1. Summary of the Project. The first section of the brief of either party should present a brief summary of the project to put the story into context. Describe the project, identify the contractual relationship between the parties, and summarize the progress of the work. If there is a dispute about the means and methods employed by one of the parties, provide a short summary describing those means and methods (never assume that the arbitrator is familiar with the particular construction processes used on the project). Next, briefly enumerate the disputes that arose between the parties and how those disputes led to the filing of the demand for arbitration.
2. Claims for Relief. This will be the second section of the Claimant’s brief. If the Respondent is asserting counterclaims, this section will follow the Respondent’s section setting forth the defenses to the Claimant’s claims.
a. In general. Each of the claims (or counterclaims) should be presented in its own subsection, with the following suggested subheadings:
(i) Elements of the Claim. Outline the elements of the claim, cite the applicable law, and attach copies of the cited cases.
(ii) Evidence Establishing the Claim. Summarize the facts that will be presented to establish the existence of each element of the claim. After each fact is identified, include a list of the key exhibits and witnesses that will provide evidence of that fact. For example: “The Claimant performed the change order work immediately upon receiving direction from the Owner. [Exhibit C-3 (2/15/16 email from Owner to Claimant directing the change order work); Exhibit C-5 (3/10/16 email from Owner to Claimant confirming completion of the change order work); Testimony of Messrs.
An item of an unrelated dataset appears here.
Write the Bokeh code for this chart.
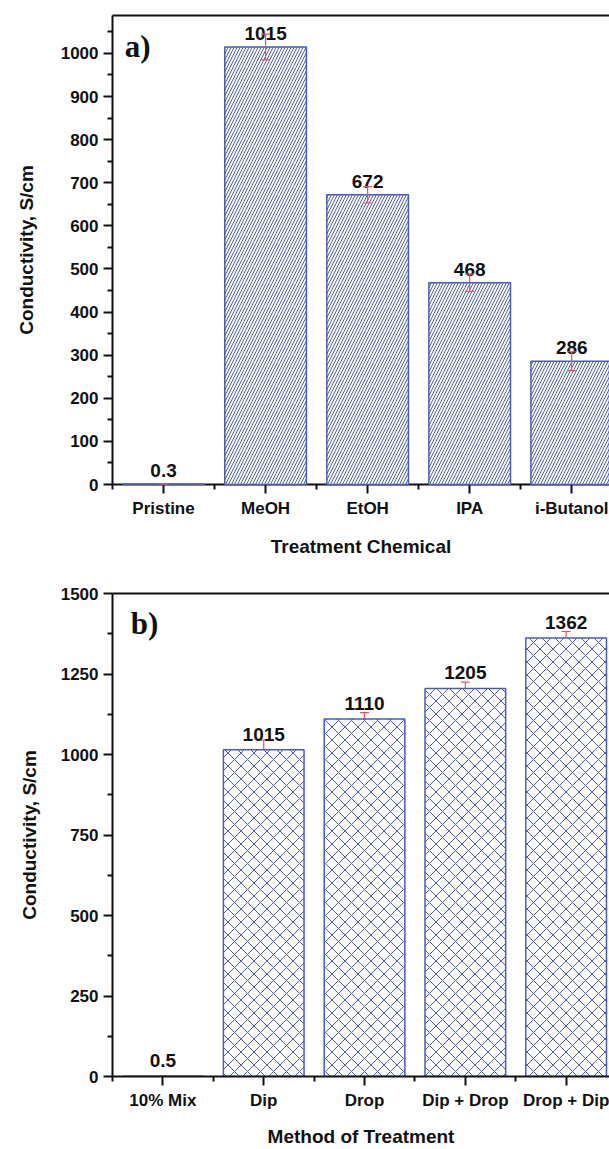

Adams and Jones.]” Identify any contractual notice requirements or other conditions precedent, and include a list of key exhibits and witnesses demonstrating compliance with those requirements. The type and amount of damages being claimed should not be discussed in these sections, as they will be addressed in one or more separate sections on damages.
(iii) Defenses Asserted by the Other Party. Discuss any affirmative defenses raised by the other party, setting forth the legal standard that must be met and why such defenses cannot be established. Again, list the key exhibits and witnesses supporting your position.
b. Delay claims. In most cases, a delay (or acceleration) claim will require some form of schedule analysis to establish that the delay in performance of the work was attributable to the other party’s actions or was otherwise outside your client’s control. Schedule analyses are usually presented by expert witnesses and are difficult to summarize in a prehearing brief. However, it is important to prepare the arbitrator for the expert testimony by presenting an explanation of the methodology used by the expert (e.g., critical path as-planned vs. as-built), the acceptance of this type of analysis in the industry, and the results of the analysis. For example, the results might be presented as follows: “The expert concluded that the 10-day delay in the contractor’s receipt of the final design documents was the direct and sole cause of the 10-day delay in the contractor’s start of the excavation, and this in turn resulted in the 8-day delay in the contractor’s completion of the work (the contractor having accelerated the work to reduce the potential delay).” As with the presentation of any claim, the key exhibits and witnesses should be identified.
c. Damages. The damages that may be available for breach of a construction contract are often quite unique, and both entitlement and quantum must be addressed in the prehearing brief. Although entitlement to some form of damages will be addressed in the subsections on the elements of each claim, entitlement to certain types of damages should be addressed in the damages subsection. Extended overhead and lost labor productivity, for example, will require proof of entitlement beyond merely establishing that a breach of contract has occurred. Once entitlement has been addressed, if necessary, the calculation of damages must be discussed. Expert testimony may again be required to establish the proper methodology to calculate damages, and the same type of presentation of the evidence should be made as discussed in the section on delay claims. If there is more than one accepted method for calculating damages, present all of the methods in case the arbitrator determines that your preferred method is not supported by the evidence. It is also important to ensure that the list of key exhibits includes the underlying project cost records that were used in calculating the damages.
d. Interest. Following the discussion of damages, a subsection should be included on entitlement to and calculation of interest. Calculations based upon alternate damages awards (if only certain claims are successful) should be provided.
4. Defenses to the Other Party’s Claims. This will be the second section of the Respondent’s brief (following the Summary of the Project). In the Claimant’s brief, defenses to any counterclaims should follow the Interest subsection. Each of the claims should be addressed in separate subsections, with the responding party setting forth its analysis of the elements of the claim (citing the applicable law and attaching copies of the cited cases). Next, discuss the ways in which the claiming party failed to establish one or more elements of each claim, and include the key exhibits and witnesses that will support the underlying facts. Finally, highlight any errors in the proposed methodology and/or calculation of delay, damages and/or interest, summarizing any expert testimony that will be presented.
5. Costs and Attorneys’ Fees. The legal basis for an award of costs and/or attorneys’ fees should be presented here. The amounts of the fees and costs being requested should not be included, as they will not be fully known until completion of the hearing, at the earliest. In most cases, the total amount requested will be presented through an affidavit of fees and costs submitted after the hearing.
6. Summary. The brief should end with a short summary of your claims or defenses, the damages and interest sought, if any, and whether you are seeking an award of costs and/or attorneys’ fees.
7. Attachments. Copies of all cases cited in your brief should be attached. In addition, it would be helpful to attach a chronological list of all exhibits referenced in your brief, using the same descriptions as your exhibit lists (which should be sufficiently detailed to help identify the exhibit for the arbitrator, both during the hearing and when the arbitrator is preparing the award; e.g., “2/15/18 email from Contractor to Owner re: Change Order #2,” rather than “February email re: changes”).
A prehearing brief that is structured in accordance with this recommended outline, that weaves in the history of the project and the disputes throughout the narrative, and that persuasively presents the facts and law supporting your case, will significantly increase your chances of success.